## Exercise
Leave out the pictures and transcribe everything else exactly.

-- START OF Supplied material --

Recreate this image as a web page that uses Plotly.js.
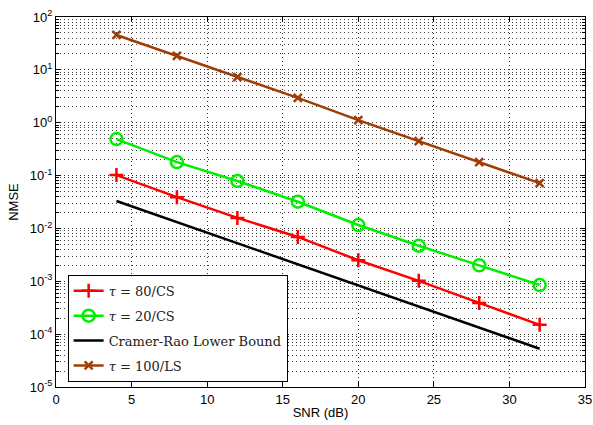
<!DOCTYPE html>
<html>
<head>
<meta charset="utf-8">
<script src="https://cdn.plot.ly/plotly-3.0.1.min.js"></script>
<style>html,body{margin:0;padding:0;background:#fff;}#chart{width:593px;height:425px;}</style>
</head>
<body>
<div id="chart"></div>
<script>
// SNR values (dB)
const snr = [4, 8, 12, 16, 20, 24, 28, 32];
// NMSE series
const nmseTau80CS  = [0.102, 0.039, 0.0158, 0.0069, 0.0025, 0.00102, 0.00039, 0.000150];
const nmseTau20CS  = [0.49, 0.18, 0.079, 0.032, 0.0116, 0.0047, 0.0020, 0.00085];
const nmseCRLB     = [0.033, 0.0132, 0.0053, 0.0021, 0.00083, 0.00033, 0.000132, 0.000053];
const nmseTau100LS = [45.7, 18.3, 7.3, 2.95, 1.12, 0.45, 0.18, 0.072];
// Names and ticks
const names = ['<i>τ</i> = 80/CS', '<i>τ</i> = 20/CS', 'Cramer-Rao Lower Bound', '<i>τ</i> = 100/LS'];
const yTickVals = [1e-5, 1e-4, 1e-3, 1e-2, 1e-1, 1, 10, 100];
const yTickText = ['10<sup>-5</sup>', '10<sup>-4</sup>', '10<sup>-3</sup>', '10<sup>-2</sup>', '10<sup>-1</sup>', '10<sup>0</sup>', '10<sup>1</sup>', '10<sup>2</sup>'];

const traces = [
  {x: snr, y: nmseTau80CS, name: names[0], legendgroup: 'a', mode: 'lines+markers',
   line: {color: '#ff0000', width: 2.5},
   marker: {symbol: 'cross-thin', size: 10, color: '#ff0000', line: {color: '#ff0000', width: 2.5}}},
  {x: snr, y: nmseTau20CS, name: names[1], legendgroup: 'b', mode: 'lines+markers',
   line: {color: '#00ee00', width: 2.5},
   marker: {symbol: 'circle-open', size: 12, color: '#00ee00', line: {color: '#00ee00', width: 2.5}}},
  {x: snr, y: nmseCRLB, name: names[2], legendgroup: 'c', mode: 'lines',
   line: {color: '#000000', width: 2.5}},
  {x: snr, y: nmseTau100LS, name: names[3], legendgroup: 'd', mode: 'lines+markers',
   line: {color: '#a03c06', width: 2.5},
   marker: {symbol: 'x-thin', size: 8, color: '#a03c06', line: {color: '#a03c06', width: 2.5}}}
];

const gridDash = '1px,3px';
const layout = {
  width: 593, height: 425,
  margin: {l: 56, r: 8, t: 17, b: 38},
  paper_bgcolor: '#fff', plot_bgcolor: '#fff',
  font: {family: 'Liberation Sans, Arial, sans-serif', size: 13, color: '#000'},
  showlegend: true,
  legend: {
    x: 0.022, y: 0.014, xanchor: 'left', yanchor: 'bottom',
    bgcolor: '#fff', bordercolor: '#000', borderwidth: 1,
    font: {family: 'DejaVu Serif, Liberation Serif, serif', size: 13, color: '#222'},
    traceorder: 'grouped', tracegroupgap: 5
  },
  xaxis: {
    title: {text: 'SNR (dB)', font: {size: 13}, standoff: 2},
    range: [0, 35], dtick: 5, tick0: 0,
    showline: true, linecolor: '#000', linewidth: 1, mirror: 'ticks',
    ticks: 'inside', ticklen: 5, tickcolor: '#000',
    showgrid: true, gridcolor: '#333', griddash: gridDash, gridwidth: 1,
    zeroline: false, tickfont: {size: 13}
  },
  yaxis: {
    title: {text: 'NMSE', font: {size: 13}, standoff: 8},
    type: 'log', range: [-5, 2],
    tickvals: yTickVals, ticktext: yTickText,
    showline: true, linecolor: '#000', linewidth: 1, mirror: 'ticks',
    ticks: 'inside', ticklen: 5, tickcolor: '#000',
    showgrid: true, gridcolor: '#333', griddash: gridDash, gridwidth: 1,
    minor: {dtick: 'D1', ticks: 'inside', ticklen: 3, tickcolor: '#000', showgrid: true, gridcolor: '#444', griddash: gridDash, gridwidth: 1},
    zeroline: false, tickfont: {size: 13}
  }
};

Plotly.newPlot('chart', traces, layout, {displayModeBar: false, staticPlot: true});
</script>
</body>
</html>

-- END OF Supplied material --

## Result of the exercise
Recreate this image as a web page that uses Plotly.js.
<!DOCTYPE html>
<html>
<head>
<meta charset="utf-8">
<script src="https://cdn.plot.ly/plotly-3.0.1.min.js"></script>
<style>html,body{margin:0;padding:0;background:#fff;}#chart{width:593px;height:425px;}</style>
</head>
<body>
<div id="chart"></div>
<script>
// SNR values (dB)
const snr = [4, 8, 12, 16, 20, 24, 28, 32];
// NMSE series
const nmseTau80CS  = [0.102, 0.039, 0.0158, 0.0069, 0.0025, 0.00102, 0.00039, 0.000150];
const nmseTau20CS  = [0.49, 0.18, 0.079, 0.032, 0.0116, 0.0047, 0.0020, 0.00085];
const nmseCRLB     = [0.033, 0.0132, 0.0053, 0.0021, 0.00083, 0.00033, 0.000132, 0.000053];
const nmseTau100LS = [45.7, 18.3, 7.3, 2.95, 1.12, 0.45, 0.18, 0.072];
// Names and ticks
const names = ['<i>τ</i> = 80/CS', '<i>τ</i> = 20/CS', 'Cramer-Rao Lower Bound', '<i>τ</i> = 100/LS'];
const yTickVals = [1e-5, 1e-4, 1e-3, 1e-2, 1e-1, 1, 10, 100];
const yTickText = ['10<sup>-5</sup>', '10<sup>-4</sup>', '10<sup>-3</sup>', '10<sup>-2</sup>', '10<sup>-1</sup>', '10<sup>0</sup>', '10<sup>1</sup>', '10<sup>2</sup>'];

const traces = [
  {x: snr, y: nmseTau80CS, name: names[0], legendgroup: 'a', mode: 'lines+markers',
   line: {color: '#ff0000', width: 2.5},
   marker: {symbol: 'cross-thin', size: 10, color: '#ff0000', line: {color: '#ff0000', width: 2.5}}},
  {x: snr, y: nmseTau20CS, name: names[1], legendgroup: 'b', mode: 'lines+markers',
   line: {color: '#00ee00', width: 2.5},
   marker: {symbol: 'circle-open', size: 12, color: '#00ee00', line: {color: '#00ee00', width: 2.5}}},
  {x: snr, y: nmseCRLB, name: names[2], legendgroup: 'c', mode: 'lines',
   line: {color: '#000000', width: 2.5}},
  {x: snr, y: nmseTau100LS, name: names[3], legendgroup: 'd', mode: 'lines+markers',
   line: {color: '#a03c06', width: 2.5},
   marker: {symbol: 'x-thin', size: 8, color: '#a03c06', line: {color: '#a03c06', width: 2.5}}}
];

const gridDash = '1px,3px';
const layout = {
  width: 593, height: 425,
  margin: {l: 56, r: 8, t: 17, b: 38},
  paper_bgcolor: '#fff', plot_bgcolor: '#fff',
  font: {family: 'Liberation Sans, Arial, sans-serif', size: 13, color: '#000'},
  showlegend: true,
  legend: {
    x: 0.022, y: 0.014, xanchor: 'left', yanchor: 'bottom',
    bgcolor: '#fff', bordercolor: '#000', borderwidth: 1,
    font: {family: 'DejaVu Serif, Liberation Serif, serif', size: 13, color: '#222'},
    traceorder: 'grouped', tracegroupgap: 5
  },
  xaxis: {
    title: {text: 'SNR (dB)', font: {size: 13}, standoff: 2},
    range: [0, 35], dtick: 5, tick0: 0,
    showline: true, linecolor: '#000', linewidth: 1, mirror: 'ticks',
    ticks: 'inside', ticklen: 5, tickcolor: '#000',
    showgrid: true, gridcolor: '#333', griddash: gridDash, gridwidth: 1,
    zeroline: false, tickfont: {size: 13}
  },
  yaxis: {
    title: {text: 'NMSE', font: {size: 13}, standoff: 8},
    type: 'log', range: [-5, 2],
    tickvals: yTickVals, ticktext: yTickText,
    showline: true, linecolor: '#000', linewidth: 1, mirror: 'ticks',
    ticks: 'inside', ticklen: 5, tickcolor: '#000',
    showgrid: true, gridcolor: '#333', griddash: gridDash, gridwidth: 1,
    minor: {dtick: 'D1', ticks: 'inside', ticklen: 3, tickcolor: '#000', showgrid: true, gridcolor: '#444', griddash: gridDash, gridwidth: 1},
    zeroline: false, tickfont: {size: 13}
  }
};

Plotly.newPlot('chart', traces, layout, {displayModeBar: false, staticPlot: true});
</script>
</body>
</html>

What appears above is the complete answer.